## Source excerpt:
=-=-=-=-=

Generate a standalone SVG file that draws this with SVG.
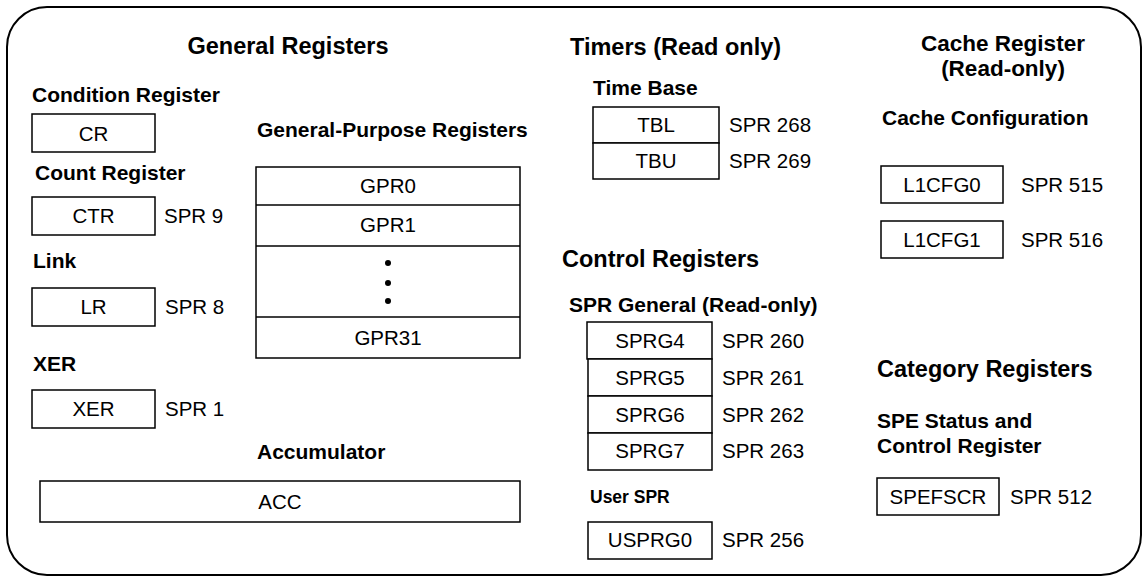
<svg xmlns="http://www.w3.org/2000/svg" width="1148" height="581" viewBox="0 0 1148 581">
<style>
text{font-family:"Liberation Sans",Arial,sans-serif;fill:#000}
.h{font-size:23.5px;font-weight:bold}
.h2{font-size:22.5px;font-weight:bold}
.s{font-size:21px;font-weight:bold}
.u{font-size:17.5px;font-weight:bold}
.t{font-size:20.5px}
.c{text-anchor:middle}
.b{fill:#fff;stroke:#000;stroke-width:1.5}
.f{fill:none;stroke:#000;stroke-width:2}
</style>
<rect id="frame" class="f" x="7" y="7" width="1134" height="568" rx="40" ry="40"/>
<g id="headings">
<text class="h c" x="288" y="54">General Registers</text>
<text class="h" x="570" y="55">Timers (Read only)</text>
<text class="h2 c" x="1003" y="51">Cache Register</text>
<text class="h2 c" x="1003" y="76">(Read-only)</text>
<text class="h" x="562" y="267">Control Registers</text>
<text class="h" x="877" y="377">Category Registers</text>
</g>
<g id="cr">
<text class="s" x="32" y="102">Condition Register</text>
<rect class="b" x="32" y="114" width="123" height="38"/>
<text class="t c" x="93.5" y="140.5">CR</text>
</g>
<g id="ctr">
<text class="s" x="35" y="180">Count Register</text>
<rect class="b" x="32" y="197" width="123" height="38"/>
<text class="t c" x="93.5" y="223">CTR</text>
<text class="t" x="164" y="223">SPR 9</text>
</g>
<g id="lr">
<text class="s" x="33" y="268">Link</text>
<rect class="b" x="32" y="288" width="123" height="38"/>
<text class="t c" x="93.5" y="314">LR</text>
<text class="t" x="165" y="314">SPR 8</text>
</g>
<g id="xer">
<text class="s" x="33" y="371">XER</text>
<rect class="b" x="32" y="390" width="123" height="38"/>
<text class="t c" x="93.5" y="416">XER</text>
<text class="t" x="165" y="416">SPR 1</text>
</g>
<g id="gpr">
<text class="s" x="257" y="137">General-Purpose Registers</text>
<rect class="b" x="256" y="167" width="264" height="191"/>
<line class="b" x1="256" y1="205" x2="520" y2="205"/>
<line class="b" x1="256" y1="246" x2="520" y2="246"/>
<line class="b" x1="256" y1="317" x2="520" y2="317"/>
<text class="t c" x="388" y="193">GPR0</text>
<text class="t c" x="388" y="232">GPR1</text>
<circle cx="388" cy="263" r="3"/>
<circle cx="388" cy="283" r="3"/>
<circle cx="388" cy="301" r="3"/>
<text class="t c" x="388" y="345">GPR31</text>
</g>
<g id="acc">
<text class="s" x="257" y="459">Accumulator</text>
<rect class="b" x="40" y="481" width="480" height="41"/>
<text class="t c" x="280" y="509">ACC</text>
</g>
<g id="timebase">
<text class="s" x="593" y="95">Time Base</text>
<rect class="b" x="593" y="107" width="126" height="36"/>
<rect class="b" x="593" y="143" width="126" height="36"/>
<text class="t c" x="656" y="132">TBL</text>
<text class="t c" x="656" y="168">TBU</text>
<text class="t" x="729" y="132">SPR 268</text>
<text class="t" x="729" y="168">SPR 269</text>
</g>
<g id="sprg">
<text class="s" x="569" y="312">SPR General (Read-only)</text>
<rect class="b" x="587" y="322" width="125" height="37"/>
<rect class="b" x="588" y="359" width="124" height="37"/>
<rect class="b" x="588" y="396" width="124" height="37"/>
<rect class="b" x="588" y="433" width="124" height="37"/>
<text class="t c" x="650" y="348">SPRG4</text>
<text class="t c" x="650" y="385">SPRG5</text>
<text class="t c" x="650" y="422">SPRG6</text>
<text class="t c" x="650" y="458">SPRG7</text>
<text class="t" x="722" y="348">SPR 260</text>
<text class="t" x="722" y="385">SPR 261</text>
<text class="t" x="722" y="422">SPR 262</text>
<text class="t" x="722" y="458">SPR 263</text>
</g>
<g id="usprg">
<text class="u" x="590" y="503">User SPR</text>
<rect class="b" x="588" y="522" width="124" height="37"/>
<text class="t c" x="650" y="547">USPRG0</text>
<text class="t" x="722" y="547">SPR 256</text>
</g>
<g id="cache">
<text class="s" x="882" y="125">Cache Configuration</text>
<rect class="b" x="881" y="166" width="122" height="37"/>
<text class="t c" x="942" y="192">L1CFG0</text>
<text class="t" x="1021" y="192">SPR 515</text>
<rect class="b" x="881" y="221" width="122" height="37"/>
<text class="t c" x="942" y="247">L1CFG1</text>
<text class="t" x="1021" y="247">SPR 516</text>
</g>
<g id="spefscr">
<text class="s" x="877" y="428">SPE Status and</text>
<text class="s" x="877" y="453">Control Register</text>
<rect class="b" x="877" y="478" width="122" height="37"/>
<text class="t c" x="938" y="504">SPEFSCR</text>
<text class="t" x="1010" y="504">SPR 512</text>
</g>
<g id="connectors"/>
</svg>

=-=-=-=-=

## What to work on:
Copy out every line of the material above exactly, skipping the pictures.

## Problem solution:
Generate a standalone SVG file that draws this with SVG.
<svg xmlns="http://www.w3.org/2000/svg" width="1148" height="581" viewBox="0 0 1148 581">
<style>
text{font-family:"Liberation Sans",Arial,sans-serif;fill:#000}
.h{font-size:23.5px;font-weight:bold}
.h2{font-size:22.5px;font-weight:bold}
.s{font-size:21px;font-weight:bold}
.u{font-size:17.5px;font-weight:bold}
.t{font-size:20.5px}
.c{text-anchor:middle}
.b{fill:#fff;stroke:#000;stroke-width:1.5}
.f{fill:none;stroke:#000;stroke-width:2}
</style>
<rect id="frame" class="f" x="7" y="7" width="1134" height="568" rx="40" ry="40"/>
<g id="headings">
<text class="h c" x="288" y="54">General Registers</text>
<text class="h" x="570" y="55">Timers (Read only)</text>
<text class="h2 c" x="1003" y="51">Cache Register</text>
<text class="h2 c" x="1003" y="76">(Read-only)</text>
<text class="h" x="562" y="267">Control Registers</text>
<text class="h" x="877" y="377">Category Registers</text>
</g>
<g id="cr">
<text class="s" x="32" y="102">Condition Register</text>
<rect class="b" x="32" y="114" width="123" height="38"/>
<text class="t c" x="93.5" y="140.5">CR</text>
</g>
<g id="ctr">
<text class="s" x="35" y="180">Count Register</text>
<rect class="b" x="32" y="197" width="123" height="38"/>
<text class="t c" x="93.5" y="223">CTR</text>
<text class="t" x="164" y="223">SPR 9</text>
</g>
<g id="lr">
<text class="s" x="33" y="268">Link</text>
<rect class="b" x="32" y="288" width="123" height="38"/>
<text class="t c" x="93.5" y="314">LR</text>
<text class="t" x="165" y="314">SPR 8</text>
</g>
<g id="xer">
<text class="s" x="33" y="371">XER</text>
<rect class="b" x="32" y="390" width="123" height="38"/>
<text class="t c" x="93.5" y="416">XER</text>
<text class="t" x="165" y="416">SPR 1</text>
</g>
<g id="gpr">
<text class="s" x="257" y="137">General-Purpose Registers</text>
<rect class="b" x="256" y="167" width="264" height="191"/>
<line class="b" x1="256" y1="205" x2="520" y2="205"/>
<line class="b" x1="256" y1="246" x2="520" y2="246"/>
<line class="b" x1="256" y1="317" x2="520" y2="317"/>
<text class="t c" x="388" y="193">GPR0</text>
<text class="t c" x="388" y="232">GPR1</text>
<circle cx="388" cy="263" r="3"/>
<circle cx="388" cy="283" r="3"/>
<circle cx="388" cy="301" r="3"/>
<text class="t c" x="388" y="345">GPR31</text>
</g>
<g id="acc">
<text class="s" x="257" y="459">Accumulator</text>
<rect class="b" x="40" y="481" width="480" height="41"/>
<text class="t c" x="280" y="509">ACC</text>
</g>
<g id="timebase">
<text class="s" x="593" y="95">Time Base</text>
<rect class="b" x="593" y="107" width="126" height="36"/>
<rect class="b" x="593" y="143" width="126" height="36"/>
<text class="t c" x="656" y="132">TBL</text>
<text class="t c" x="656" y="168">TBU</text>
<text class="t" x="729" y="132">SPR 268</text>
<text class="t" x="729" y="168">SPR 269</text>
</g>
<g id="sprg">
<text class="s" x="569" y="312">SPR General (Read-only)</text>
<rect class="b" x="587" y="322" width="125" height="37"/>
<rect class="b" x="588" y="359" width="124" height="37"/>
<rect class="b" x="588" y="396" width="124" height="37"/>
<rect class="b" x="588" y="433" width="124" height="37"/>
<text class="t c" x="650" y="348">SPRG4</text>
<text class="t c" x="650" y="385">SPRG5</text>
<text class="t c" x="650" y="422">SPRG6</text>
<text class="t c" x="650" y="458">SPRG7</text>
<text class="t" x="722" y="348">SPR 260</text>
<text class="t" x="722" y="385">SPR 261</text>
<text class="t" x="722" y="422">SPR 262</text>
<text class="t" x="722" y="458">SPR 263</text>
</g>
<g id="usprg">
<text class="u" x="590" y="503">User SPR</text>
<rect class="b" x="588" y="522" width="124" height="37"/>
<text class="t c" x="650" y="547">USPRG0</text>
<text class="t" x="722" y="547">SPR 256</text>
</g>
<g id="cache">
<text class="s" x="882" y="125">Cache Configuration</text>
<rect class="b" x="881" y="166" width="122" height="37"/>
<text class="t c" x="942" y="192">L1CFG0</text>
<text class="t" x="1021" y="192">SPR 515</text>
<rect class="b" x="881" y="221" width="122" height="37"/>
<text class="t c" x="942" y="247">L1CFG1</text>
<text class="t" x="1021" y="247">SPR 516</text>
</g>
<g id="spefscr">
<text class="s" x="877" y="428">SPE Status and</text>
<text class="s" x="877" y="453">Control Register</text>
<rect class="b" x="877" y="478" width="122" height="37"/>
<text class="t c" x="938" y="504">SPEFSCR</text>
<text class="t" x="1010" y="504">SPR 512</text>
</g>
<g id="connectors"/>
</svg>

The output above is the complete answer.